小田原:はい。事務所も道玄坂にあります。
東京は楽しいですか?
小田原:東京しか知らないからわからないです。とりあえず、人が多いのが嫌。
ほかにはどんな友達と一緒にいることが多いですか?
小田原:スケーターが多いかも。〈FTC〉のひととか。
愛美さんもスケートやるんですか?
小田原:私は見てるだけ。高校生のときはやってたけど、痛いから辞めた。あとスケートやってる女子はモテないんですって。
常にフラットなテンションのイメージがある愛美さんの口から“モテ”という言葉が出てくるのは正直意外でした…(笑)。
小田原:彼氏の前だと違いますよ。彼氏に「今日俺休みなんだよね」って言われたら、「なら休むね。どこいく?」みたいになっちゃう(笑)。
『レインボーシックス』然り冒頭でもお話していた首を切るイラスト然り、残虐的というか、どこかアイロニックな世界観を作品から感じるんですけど、そのインスピレーション源はどこからくるものなんですか?何かに対する不満とか?
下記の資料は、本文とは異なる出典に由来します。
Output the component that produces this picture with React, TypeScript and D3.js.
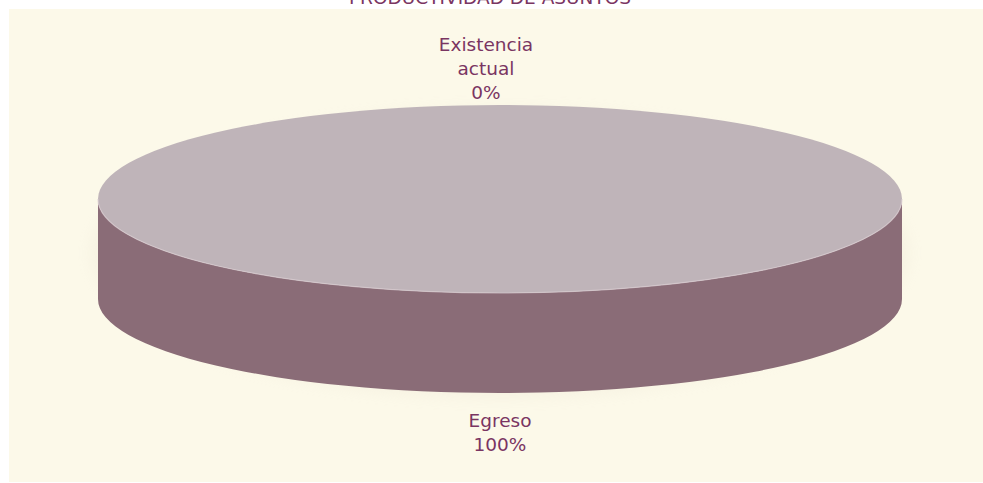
import React from "react";
import * as d3 from "d3";

const categories = ["Existencia actual", "Egreso"];
const values = [0, 100];
const labelLines = [["Existencia", "actual", "0%"], ["Egreso", "100%"]];
const title = "PRODUCTIVIDAD DE ASUNTOS";

const W = 983;
const H = 483;
const TOP = "#BFB4B9";
const SIDE = "#8A6C77";
const TEXT = "#7A3562";
const BG = "#FCF9E9";

export default function App() {
  const cx = 500, cy = 199, rx = 402, ry = 94, depth = 100;
  const pie = d3.pie<number>().sort(null).startAngle(0).endAngle(2 * Math.PI);
  const arcs = pie(values);
  const total = d3.sum(values);
  const pct = d3.format(".0%");

  const pt = (a: number, dy = 0) => [cx + rx * Math.sin(a), cy - ry * Math.cos(a) + dy];

  const slicePaths = arcs.map((a, i) => {
    const span = a.endAngle - a.startAngle;
    if (span <= 0) return null;
    let top: string;
    if (span >= 2 * Math.PI - 1e-6) {
      top = `M${cx - rx},${cy} A${rx},${ry} 0 1 1 ${cx + rx},${cy} A${rx},${ry} 0 1 1 ${cx - rx},${cy} Z`;
    } else {
      const [x0, y0] = pt(a.startAngle);
      const [x1, y1] = pt(a.endAngle);
      top = `M${cx},${cy} L${x0},${y0} A${rx},${ry} 0 ${span > Math.PI ? 1 : 0} 1 ${x1},${y1} Z`;
    }
    const s = Math.max(a.startAngle, Math.PI / 2);
    const e = Math.min(a.endAngle, (3 * Math.PI) / 2);
    let side: string | null = null;
    if (e > s) {
      const [sx, sy] = pt(s);
      const [ex, ey] = pt(e);
      side = `M${sx},${sy} L${sx},${sy + depth} A${rx},${ry} 0 0 1 ${ex},${ey + depth} L${ex},${ey} A${rx},${ry} 0 0 0 ${sx},${sy} Z`;
    }
    return { top, side, i };
  });

  const labels = arcs.map((a, i) => {
    const mid = (a.startAngle + a.endAngle) / 2;
    const lines = labelLines[i];
    const lh = 24;
    const bottomHalf = Math.cos(mid) < 0;
    let x = cx + (rx + 10) * Math.sin(mid);
    let y: number;
    if (bottomHalf) {
      y = cy - ry * Math.cos(mid) + depth + 34;
    } else {
      y = cy - ry * Math.cos(mid) - 6 - (lines.length - 1) * lh;
      x -= 14;
    }
    return { x, y, lines, lh, key: categories[i], v: pct(values[i] / total) };
  });

  return (
    <svg width={W} height={H} style={{ position: "absolute", left: 0, top: 0, background: "#fff" }}
      fontFamily="'DejaVu Sans', Verdana, sans-serif">
      <defs>
        <filter id="blur" x="-20%" y="-40%" width="140%" height="180%">
          <feGaussianBlur stdDeviation="8" />
        </filter>
      </defs>
      <rect x={9} y={9} width={W - 9} height={H - 10} fill={BG} />
      <text x={490} y={4} textAnchor="middle" fontSize={18.5} fill={TEXT}>{title}</text>
      <ellipse cx={cx} cy={cy + depth / 2 + 4} rx={rx + 6} ry={ry + depth / 2} fill="#e8e0d0" opacity={0.3} filter="url(#blur)" />
      {slicePaths.map((p) => p && p.side && <path key={"s" + p.i} d={p.side} fill={SIDE} />)}
      {slicePaths.map((p) => p && <path key={"t" + p.i} d={p.top} fill={TOP} />)}
      <path d={`M${cx - rx},${cy} A${rx},${ry} 0 0 0 ${cx + rx},${cy}`} fill="none" stroke="#d8ccd2" strokeWidth={1.2} opacity={0.7} />
      {labels.map((l) => (
        <text key={l.key} x={l.x} y={l.y} textAnchor="middle" fontSize={18.5} fill={TEXT}>
          {l.lines.map((ln, j) => (
            <tspan key={j} x={l.x} y={l.y + j * l.lh}>{ln}</tspan>
          ))}
        </text>
      ))}
    </svg>
  );
}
小田原:もともと『シャイニング』とか『死霊のえじき』みたいな7,80年代のホラー映画が好きなのもあるんですけど、不満もたくさんありますね。
それは社会に対する?
小田原:いや、もっと日常レベルの話で。街中で遭遇する変な人とか、勘違いしててイケてないと思う人に対する(笑)。
例えば?
小田原:例えば…、

・ 短足のスキニー。一度鏡を見た方がいい。そして目をそらさない方がいい。
・ 男の伊達眼鏡。偽物おしゃれ眼鏡NG。ただし女子はOK。
・ THE 美容師。〈シュプリーム〉をダメにした種族。
・ 赤とか黄色の差し色の靴下。普通の色を履いた方がいい。
・ コート脱いでパーカー脱いで、コート着てパーカーを肩にかける矛盾。コート脱げば?
・ カーディガンを肩にかけてる人。その空っぽのバッグに入れれば?
・ デザート盛り合わせプレートにチョコペンでハッピーバースデー。安っぽい。
・ 展示会を服を安く買えるところだと思ってる人。
・ 着飾ることにしかお金を使わない人。アートも買うべき。
・ 髪にワックスつけ過ぎな男。街中を鏡にしすぎ。
・ リポストした写真のみで構成された空っぽなインスタグラマー。
・ 彼氏とのイチャイチャ写真をあげがちなサーファー女子。
・ “♯お洒落さんと繋がりたい“にお洒落さんはいない。
・ 一般人なのに、“○○_offi”というアカウント名。
・ よくわからないレセプションやイベントの写真をあげがちな女子。
不満だらけじゃないですか(笑)。
小田原:逆に言えば、大した不満はないってことで(笑)。
SNSの話が挙がりましたけど、愛美さんにとってSNSはどんな存在ですか?
小田原:良いところもあり、悪いところもあり。
良いところは?
小田原:SNSがなかったら、こんなにいろいろな仕事はできなかったかもしれない。実際にインスタグラムから仕事の依頼も来ますし。
では、悪いところは?
小田原:たくさん時間をかけて形成した自分のバックボーンを、すぐにパクられること。薄っぺらいやつ、大嫌い。
いまや情報収集のツールとしても欠かせないですからね。そういう使い方はしないんですか?
小田原:あまりそういう目的では見ないですね。いろんなものを吸収し過ぎて、無意識のうちに「あれ?これ○○っぽい」ってなるのが嫌なんで。フォローしてるのも友達ばかり。
将来について、具体的なビジョンはありますか?
小田原:結婚したいです(笑)…えー仕事については正直そこまで先のことを考えていなくて、もらえる仕事をこなしていきたいです。あと、がんばって型数を増やしたいです。いまは1シーズンで20型くらいなので。イラストは描きたいときに描けているから満足しています。
早く彼氏できるといいですね。
小田原:いや、彼氏できたら「もうこれでいいか」って言って多分10型くらいになる(笑)。なので、とりあえずは次の2017秋冬コレクションに向けてがんばります。